The vessel sank off Dodman Point, south Cornwall, in February 1991. The wreck was raised in September 1993 as part of a police investigation. The crew who died were Neil Currie, 28, the skipper, from South Uist; Jo-Ann Thomas, 23, his fiancee, from Plymouth; Peter Birley, 34, from Fleetwood; Adrian Flynn, 21, from Lincoln; Steven Hardy, 30, from Plymouth; and Sean Kelly, 17, from Brixham.

In his heyday, O'Connor was known as "Champagne Joe" in the clubs and bars of Plymouth. His money had come from his association with Spanish fishermen who were exploiting a loophole in protection laws which allowed them to fish in UK waters if they sailed under the British flag. He acted as their managing agent.

The Spaniards paid him well and he was able to buy his own boats, but his income was cut off in 1988 when the Government passed a law preventing foreign registration in Britain. The ban was overturned by the European Court but within a year O'Connor had gone bankrupt.
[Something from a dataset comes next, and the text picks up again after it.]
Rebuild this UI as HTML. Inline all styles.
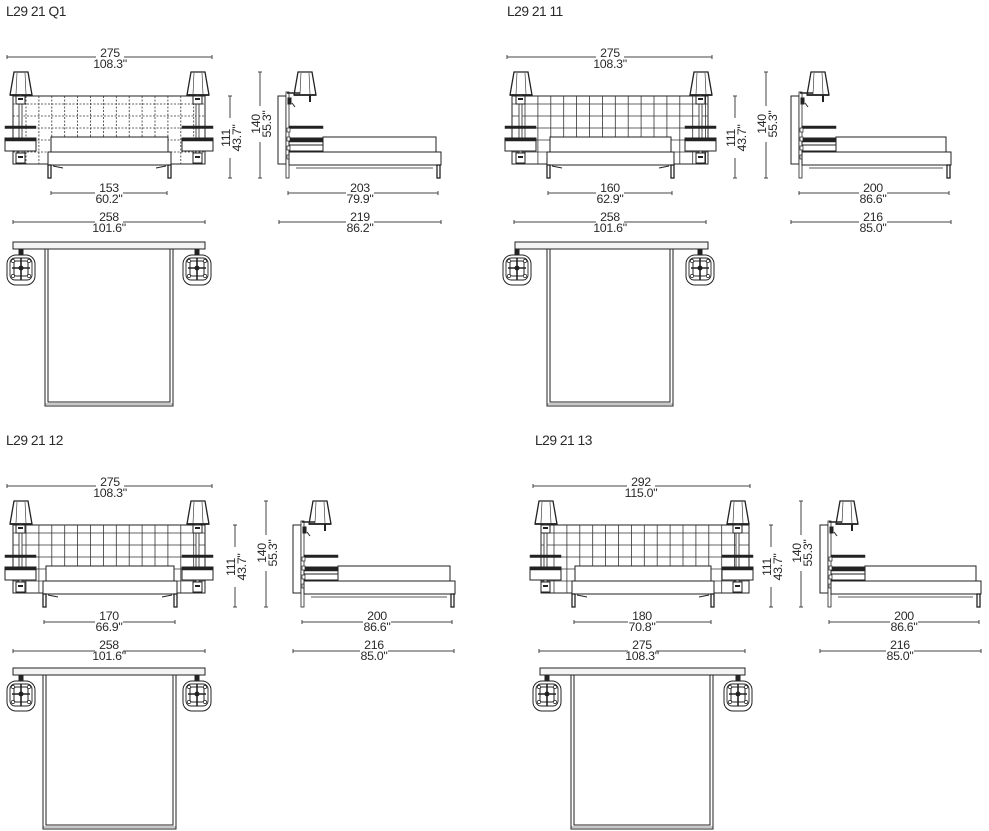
<!DOCTYPE html>
<html><head><meta charset="utf-8"><style>
html,body{margin:0;padding:0;background:#fff;}
svg{display:block;}
text{font-family:"Liberation Sans",sans-serif;fill:#2a2a2a;}
.t{font-size:13.8px;letter-spacing:-0.5px;}
.d{font-size:12.4px;text-anchor:middle;letter-spacing:-0.3px;}
</style></head><body>
<svg id="s" width="989" height="831" viewBox="0 0 989 831" xmlns="http://www.w3.org/2000/svg">
<g id="g" fill="none" stroke="#222" stroke-width="1"></g>
<text class="t" x="6" y="16">L29 21 Q1</text>
<text class="t" x="507" y="16">L29 21 11</text>
<text class="t" x="6" y="445">L29 21 12</text>
<text class="t" x="535" y="445">L29 21 13</text>
<!-- Q1 -->
<text class="d" x="110" y="57">275</text><text class="d" x="110" y="68">108.3"</text>
<text class="d" x="109" y="192">153</text><text class="d" x="109" y="203">60.2"</text>
<text class="d" x="109" y="221">258</text><text class="d" x="109" y="232">101.6"</text>
<text class="d" x="360" y="192">203</text><text class="d" x="360" y="203">79.9"</text>
<text class="d" x="360" y="221">219</text><text class="d" x="360" y="232">86.2"</text>
<text class="d" transform="translate(230,138) rotate(-90)">111</text><text class="d" transform="translate(241,138) rotate(-90)">43.7"</text>
<text class="d" transform="translate(260,124) rotate(-90)">140</text><text class="d" transform="translate(271,124) rotate(-90)">55.3"</text>
<!-- Q2 -->
<text class="d" x="610" y="57">275</text><text class="d" x="610" y="68">108.3"</text>
<text class="d" x="610" y="192">160</text><text class="d" x="610" y="203">62.9"</text>
<text class="d" x="610" y="221">258</text><text class="d" x="610" y="232">101.6"</text>
<text class="d" x="873" y="192">200</text><text class="d" x="873" y="203">86.6"</text>
<text class="d" x="873" y="221">216</text><text class="d" x="873" y="232">85.0"</text>
<text class="d" transform="translate(735,138) rotate(-90)">111</text><text class="d" transform="translate(746,138) rotate(-90)">43.7"</text>
<text class="d" transform="translate(766,124) rotate(-90)">140</text><text class="d" transform="translate(777,124) rotate(-90)">55.3"</text>
<!-- Q3 -->
<text class="d" x="110" y="486">275</text><text class="d" x="110" y="497">108.3"</text>
<text class="d" x="109" y="620">170</text><text class="d" x="109" y="631">66.9"</text>
<text class="d" x="109" y="649">258</text><text class="d" x="109" y="660">101.6"</text>
<text class="d" x="377" y="620">200</text><text class="d" x="377" y="631">86.6"</text>
<text class="d" x="374" y="649">216</text><text class="d" x="374" y="660">85.0"</text>
<text class="d" transform="translate(235,567) rotate(-90)">111</text><text class="d" transform="translate(246,567) rotate(-90)">43.7"</text>
<text class="d" transform="translate(266,553) rotate(-90)">140</text><text class="d" transform="translate(277,553) rotate(-90)">55.3"</text>
<!-- Q4 -->
<text class="d" x="641" y="486">292</text><text class="d" x="641" y="497">115.0"</text>
<text class="d" x="642" y="620">180</text><text class="d" x="642" y="631">70.8"</text>
<text class="d" x="642" y="649">275</text><text class="d" x="642" y="660">108.3"</text>
<text class="d" x="904" y="620">200</text><text class="d" x="904" y="631">86.6"</text>
<text class="d" x="900" y="649">216</text><text class="d" x="900" y="660">85.0"</text>
<text class="d" transform="translate(771,567) rotate(-90)">111</text><text class="d" transform="translate(782,567) rotate(-90)">43.7"</text>
<text class="d" transform="translate(801,553) rotate(-90)">140</text><text class="d" transform="translate(812,553) rotate(-90)">55.3"</text>
</svg>
<script>
(function(){
var G=document.getElementById('g'),NS='http://www.w3.org/2000/svg';
function el(t,a){var e=document.createElementNS(NS,t);for(var k in a)e.setAttribute(k,a[k]);G.appendChild(e);return e;}
function L(x1,y1,x2,y2,w,c,da){var a={x1:x1,y1:y1,x2:x2,y2:y2};if(w)a['stroke-width']=w;if(c)a.stroke=c;if(da)a['stroke-dasharray']=da;return el('line',a);}
function R(x,y,w,h,f,sw,rx){var a={x:x,y:y,width:w,height:h};if(f)a.fill=f;if(sw)a['stroke-width']=sw;if(rx)a.rx=rx;return el('rect',a);}
function hdim(x1,x2,y,cx,gap){L(x1,y,cx-gap,y,1,'#444');L(cx+gap,y,x2,y,1,'#444');L(x1,y-2,x1,y+2,1,'#444');L(x2,y-2,x2,y+2,1,'#444');}
function vdim(x,y1,y2,g1,g2){L(x,y1,x,g1,1,'#444');L(x,g2,x,y2,1,'#444');L(x-2,y1,x+2,y1,1,'#444');L(x-2,y2,x+2,y2,1,'#444');}
function lamp(x,y){el('polygon',{points:(x+4)+','+y+' '+(x+18)+','+y+' '+(x+22)+','+(y+23)+' '+x+','+(y+23),fill:'#fff','stroke-width':1.3});L(x+7,y+1,x+6,y+22,0.6);L(x+15,y+1,x+16,y+22,0.6);L(x,y+23,x+22,y+23,1.8);}
function front(o){var oy=o.oy,d=o.dash?'2,1.5':null;
 R(o.hl,oy+96,o.hr-o.hl,68,'#fff');
 for(var x=o.hl+13;x<o.hr-2;x+=12.9)L(x,oy+96,x,oy+164,0.8,'#333',d);
 [104,116,128,140,152].forEach(function(y){L(o.hl,oy+y,o.hr,oy+y,0.8,'#333',d);});
 [o.ll,o.lr].forEach(function(lx){lamp(lx,oy+72);var sx=lx+9;R(sx,oy+95,3,65,'#fff',0.8);
  R(sx-3,oy+96,9,8,'#fff');R(sx-3,oy+153,9,10,'#fff');L(sx-1,oy+99,sx+4,oy+99,2);L(sx-1,oy+157,sx+4,oy+157,2);
  var s0=lx-5;R(s0,oy+126,31,2.5,'#222',0.5);R(s0,oy+138,31,13,'#fff');R(s0,oy+138,31,3,'#222',0.5);});
 R(o.bl+3,oy+137,o.br-o.bl-6,15,'#fff');R(o.bl,oy+152,o.br-o.bl,13,'#fff');
 R(o.bl,oy+165,3,13,'#fff',1.3);R(o.br-3,oy+165,3,13,'#fff',1.3);L(o.bl+5,oy+166,o.bl+15,oy+168);L(o.br-5,oy+166,o.br-15,oy+168);}
function sidev(sx,end,oy){R(sx,oy+96,8,68,'#fff');R(sx+8,oy+92,3,86,'#fff',0.8);
 lamp(sx+16,oy+72);L(sx+9,oy+93,sx+22,oy+93,1.5);R(sx+10,oy+98,3,6,'#222');L(sx+32,oy+95,sx+32,oy+102,2);L(sx+14,oy+103,sx+17,oy+107);
 R(sx+11,oy+126,34,2.5,'#222',0.5);R(sx+11,oy+138,34,13,'#fff');R(sx+11,oy+138,34,4,'#222',0.5);L(sx+11,oy+145,sx+45,oy+145);
 for(var k=0;k<4;k++)R(sx+9,oy+128+k*9,3,4,'#fff',0.7);
 R(sx+45,oy+137,end-sx-50,15,'#fff');R(sx+11,oy+152,end-sx-11,13,'#fff');L(sx+11,oy+165,end,oy+165);L(sx+18,oy+168,end-8,oy+168,0.8);
 R(end-4,oy+165,3,13,'#fff',1.3);}
function topv(o){var oy=o.oy;R(o.tl,oy+242,o.tr-o.tl,7,'#f4f4f4');
 R(o.bl,oy+249,o.br-o.bl,o.bot-249,'#fff');R(o.bl+3,oy+249,o.br-o.bl-6,o.bot-253);L(o.bl,oy+o.bot-2,o.br,oy+o.bot-2,0.6);
 [o.nl,o.nr].forEach(function(nx){var y=oy+255;R(nx+12,oy+249,4,6,'#222');R(nx,y,28,30,'#fff',1,9);R(nx+3,y+3,22,22,'#fff',0.9,5);R(nx+7,y+6,14,15,'#fff',1,2);
  L(nx+14,y+3,nx+14,y+25,1.6);L(nx+5,y+13,nx+23,y+13,1.6);el('circle',{cx:nx+14,cy:y+13,r:2,fill:'#222'});
  [[6,6],[22,6],[6,21],[22,21]].forEach(function(p){el('circle',{cx:nx+p[0],cy:y+p[1],r:1.6,fill:'#fff','stroke-width':0.7});});});}
// Q1
front({oy:0,hl:13,hr:205,ll:10,lr:187,bl:48,br:171,dash:1});
sidev(278,441,0);
hdim(7,212,57,110,14);hdim(51,167,193,109,14);hdim(13,205,222,109,14);hdim(288,438,193,360,14);hdim(279,441,222,360,14);
vdim(230,96,178,118,158);vdim(260,72,178,106,142);
topv({oy:0,tl:13,tr:205,bl:45,br:173,bot:406,nl:7,nr:183});
// Q2
front({oy:0,hl:512,hr:708,ll:510,lr:690,bl:547,br:674});
sidev(791,951,0);
hdim(507,712,57,610,14);hdim(548,672,193,610,14);hdim(514,706,222,610,14);hdim(799,949,193,873,14);hdim(791,951,222,873,14);
vdim(735,96,178,118,158);vdim(766,72,178,106,142);
topv({oy:0,tl:515,tr:708,bl:547,br:673,bot:406,nl:503,nr:686});
// Q3
front({oy:429,hl:13,hr:205,ll:10,lr:187,bl:43,br:177});
sidev(293,455,429);
hdim(7,212,486,110,14);hdim(44,175,622,109,14);hdim(13,205,651,109,14);hdim(302,452,622,377,14);hdim(293,454,651,374,14);
vdim(235,525,607,547,587);vdim(266,501,607,535,571);
topv({oy:426,tl:13,tr:205,bl:43,br:176,bot:403,nl:7,nr:183});
// Q4
front({oy:429,hl:541,hr:749,ll:535,lr:727,bl:572,br:714});
sidev(820,981,429);
hdim(533,750,486,641,14);hdim(574,711,622,642,14);hdim(539,745,651,642,14);hdim(829,979,622,904,14);hdim(820,981,651,900,14);
vdim(771,525,607,547,587);vdim(801,501,607,535,571);
topv({oy:426,tl:540,tr:745,bl:571,br:713,bot:403,nl:533,nr:724});
})();
</script>
</body></html>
In 1988, one of his companies was fined pounds 7,500 for owning an unsafe vessel, and, in 1989, he was jailed for two months for contempt of court after admitting hiding money and documents from the receiver appointed to manage the firm.

Police found that his web of companies stretched to Dubai, and that he had been involved in the phoney purchase of a ship to defraud Commercial Union Capital of a pounds 360,000 loan - an offence for which he received a two-year jail sentence.

Mr Ayres, his fellow defendant, knew little about the business. He invested more than pounds 50,000 in a company which bought the Pescado and agreed to pay to have it converted to a scallop fisher. The prosecution said the result was an unstable vessel which was sent on fishing trips without a Department of Transport safety certificate.

The Marine Accident Investigation Branch believes Pescado may have turned over after snagging equipment on the sea-bed. During the trial, the defence said it might have been struck by a submarine. The truth will probably never be known.